* _RECORDS FOR PROCESSING_
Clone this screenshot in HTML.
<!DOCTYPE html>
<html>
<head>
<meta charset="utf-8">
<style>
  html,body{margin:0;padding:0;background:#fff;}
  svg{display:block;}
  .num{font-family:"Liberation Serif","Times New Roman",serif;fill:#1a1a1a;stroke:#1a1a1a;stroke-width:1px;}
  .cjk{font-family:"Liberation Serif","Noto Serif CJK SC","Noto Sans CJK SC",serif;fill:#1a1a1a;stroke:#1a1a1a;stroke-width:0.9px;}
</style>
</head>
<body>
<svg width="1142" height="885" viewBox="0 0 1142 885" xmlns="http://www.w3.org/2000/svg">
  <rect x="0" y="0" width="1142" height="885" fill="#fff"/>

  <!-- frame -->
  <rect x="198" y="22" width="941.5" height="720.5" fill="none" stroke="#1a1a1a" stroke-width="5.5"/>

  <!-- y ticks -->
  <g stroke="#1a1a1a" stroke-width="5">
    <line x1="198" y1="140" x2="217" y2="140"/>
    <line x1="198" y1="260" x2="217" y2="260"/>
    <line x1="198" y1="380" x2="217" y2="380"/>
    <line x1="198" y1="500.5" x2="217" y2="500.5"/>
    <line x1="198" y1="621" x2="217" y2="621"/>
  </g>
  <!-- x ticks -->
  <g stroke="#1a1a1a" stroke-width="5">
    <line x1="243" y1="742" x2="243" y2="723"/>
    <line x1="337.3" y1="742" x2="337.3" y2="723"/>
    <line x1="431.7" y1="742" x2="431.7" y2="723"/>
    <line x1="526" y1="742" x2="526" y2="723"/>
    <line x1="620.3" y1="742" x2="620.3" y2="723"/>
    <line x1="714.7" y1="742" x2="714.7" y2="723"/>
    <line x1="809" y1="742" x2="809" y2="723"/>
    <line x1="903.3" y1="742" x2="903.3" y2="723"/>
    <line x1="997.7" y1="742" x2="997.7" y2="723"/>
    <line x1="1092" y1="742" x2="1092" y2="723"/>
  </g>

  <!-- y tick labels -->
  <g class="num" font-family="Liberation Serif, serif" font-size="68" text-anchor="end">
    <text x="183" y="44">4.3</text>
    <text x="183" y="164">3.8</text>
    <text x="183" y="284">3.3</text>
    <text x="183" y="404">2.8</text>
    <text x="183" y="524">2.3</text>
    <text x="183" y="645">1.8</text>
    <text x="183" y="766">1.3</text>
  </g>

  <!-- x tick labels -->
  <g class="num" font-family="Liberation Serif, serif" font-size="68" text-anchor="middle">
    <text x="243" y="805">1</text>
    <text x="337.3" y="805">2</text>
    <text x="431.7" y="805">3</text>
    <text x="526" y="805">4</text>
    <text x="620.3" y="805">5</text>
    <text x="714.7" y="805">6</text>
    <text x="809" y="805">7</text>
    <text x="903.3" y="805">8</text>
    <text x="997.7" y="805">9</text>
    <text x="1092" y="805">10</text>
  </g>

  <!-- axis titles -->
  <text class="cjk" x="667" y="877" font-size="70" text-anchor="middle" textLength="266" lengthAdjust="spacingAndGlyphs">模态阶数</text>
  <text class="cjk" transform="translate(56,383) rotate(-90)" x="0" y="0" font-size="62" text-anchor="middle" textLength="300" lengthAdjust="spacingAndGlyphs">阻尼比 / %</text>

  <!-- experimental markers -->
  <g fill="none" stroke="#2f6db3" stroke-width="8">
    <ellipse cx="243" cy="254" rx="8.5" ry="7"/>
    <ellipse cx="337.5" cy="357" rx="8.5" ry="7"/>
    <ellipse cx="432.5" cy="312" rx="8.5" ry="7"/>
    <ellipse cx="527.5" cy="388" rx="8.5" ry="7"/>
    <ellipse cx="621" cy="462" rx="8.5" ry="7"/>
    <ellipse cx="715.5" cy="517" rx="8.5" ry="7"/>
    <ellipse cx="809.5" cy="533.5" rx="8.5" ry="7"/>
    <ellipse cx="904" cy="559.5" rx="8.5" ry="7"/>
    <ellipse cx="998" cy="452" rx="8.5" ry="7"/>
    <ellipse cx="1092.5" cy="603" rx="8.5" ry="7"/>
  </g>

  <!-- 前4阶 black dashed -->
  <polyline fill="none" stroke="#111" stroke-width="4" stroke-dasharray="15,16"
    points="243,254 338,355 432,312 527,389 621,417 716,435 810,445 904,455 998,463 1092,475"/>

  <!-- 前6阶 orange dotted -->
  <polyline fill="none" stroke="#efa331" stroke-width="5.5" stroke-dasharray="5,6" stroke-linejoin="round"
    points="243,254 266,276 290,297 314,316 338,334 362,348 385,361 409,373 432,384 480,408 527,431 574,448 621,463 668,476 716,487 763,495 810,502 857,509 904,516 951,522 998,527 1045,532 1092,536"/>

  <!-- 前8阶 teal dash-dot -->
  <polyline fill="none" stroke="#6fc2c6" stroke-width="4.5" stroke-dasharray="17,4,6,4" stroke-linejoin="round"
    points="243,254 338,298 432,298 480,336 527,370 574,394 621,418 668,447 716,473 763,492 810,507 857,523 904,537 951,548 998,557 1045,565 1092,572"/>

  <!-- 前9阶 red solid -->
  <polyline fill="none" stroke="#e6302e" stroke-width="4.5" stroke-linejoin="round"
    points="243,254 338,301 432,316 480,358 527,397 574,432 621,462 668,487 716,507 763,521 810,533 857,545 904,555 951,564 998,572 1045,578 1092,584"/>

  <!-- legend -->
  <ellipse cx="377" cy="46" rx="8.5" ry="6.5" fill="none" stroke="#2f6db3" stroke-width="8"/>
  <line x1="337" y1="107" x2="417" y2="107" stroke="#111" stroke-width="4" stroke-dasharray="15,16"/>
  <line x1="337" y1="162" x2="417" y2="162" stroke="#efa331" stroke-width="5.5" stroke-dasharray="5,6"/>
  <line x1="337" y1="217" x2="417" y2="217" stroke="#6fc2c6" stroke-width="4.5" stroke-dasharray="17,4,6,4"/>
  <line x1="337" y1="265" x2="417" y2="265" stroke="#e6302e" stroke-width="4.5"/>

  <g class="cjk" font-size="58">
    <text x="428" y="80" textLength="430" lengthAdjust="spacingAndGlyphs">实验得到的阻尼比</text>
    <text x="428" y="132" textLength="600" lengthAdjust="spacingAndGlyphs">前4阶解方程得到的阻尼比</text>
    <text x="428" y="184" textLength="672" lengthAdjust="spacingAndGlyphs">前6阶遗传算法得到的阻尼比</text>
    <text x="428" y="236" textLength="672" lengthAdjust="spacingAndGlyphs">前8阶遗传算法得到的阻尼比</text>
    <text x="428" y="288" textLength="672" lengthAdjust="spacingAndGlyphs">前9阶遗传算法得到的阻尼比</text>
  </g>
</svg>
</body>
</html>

==

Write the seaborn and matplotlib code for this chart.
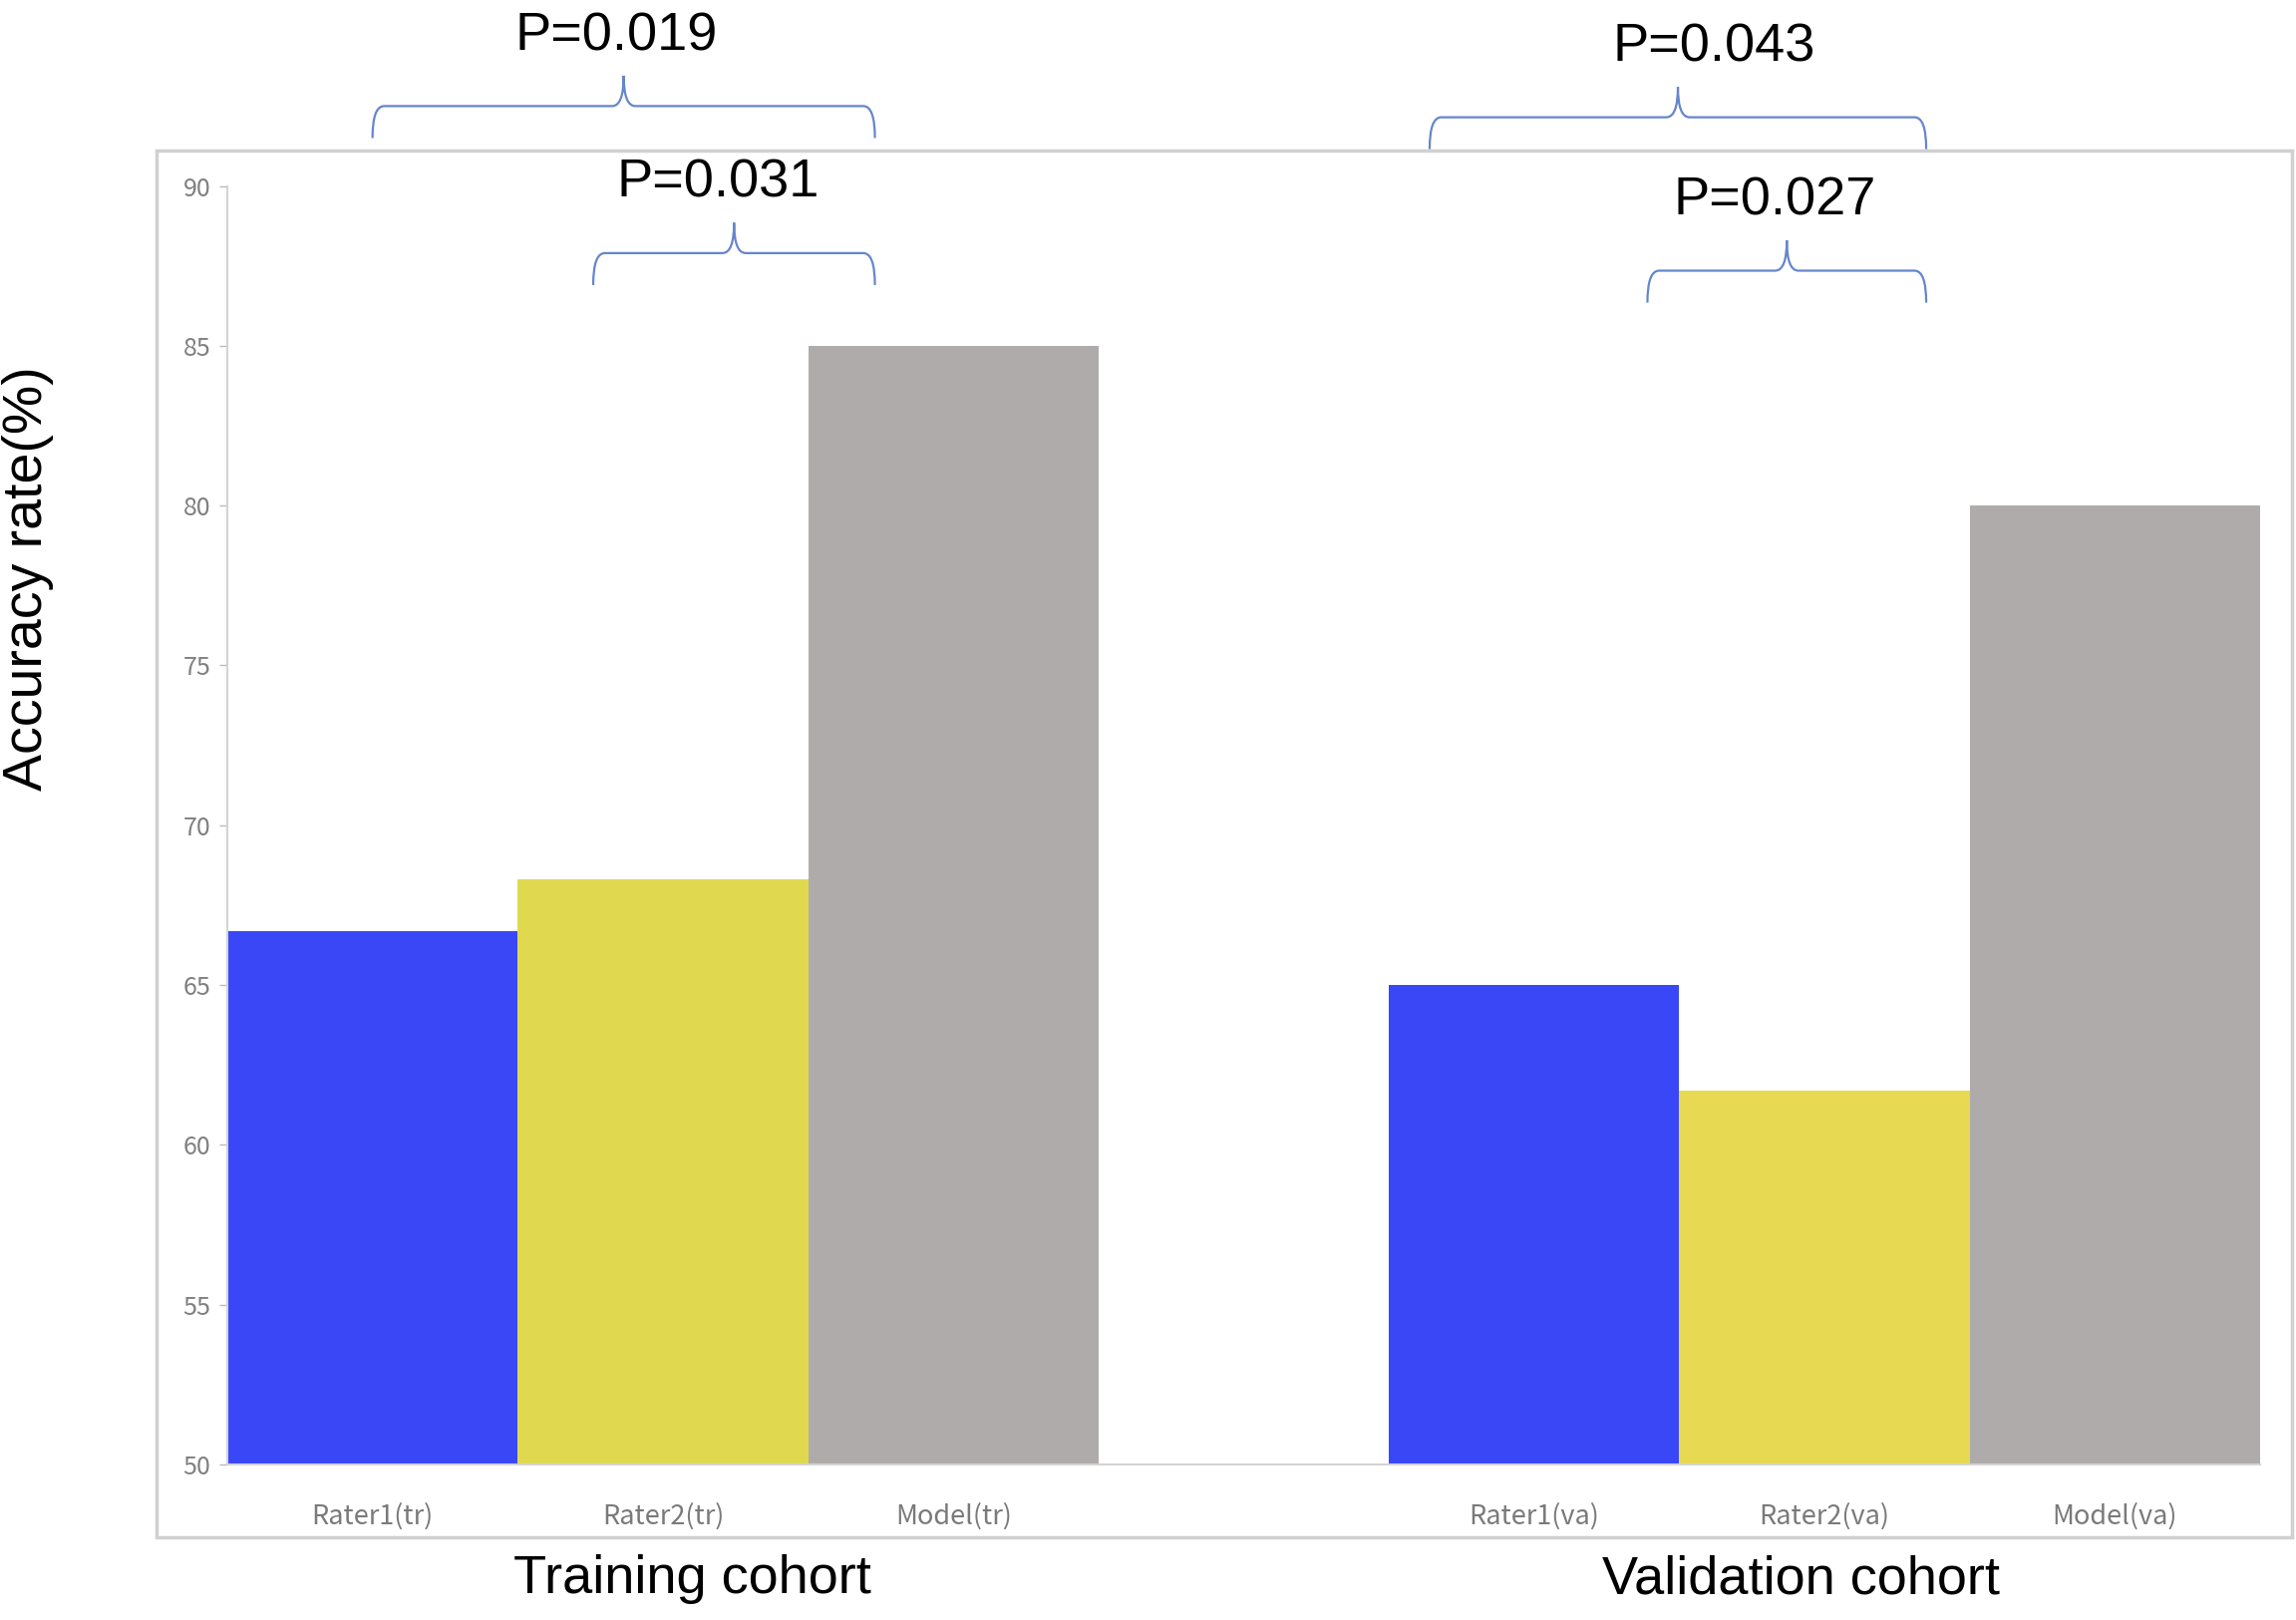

* _EXERCISE OBJECTIVE_
State, as a number only, how many lines in the entries include "this".

* _FULL ANSWER_
2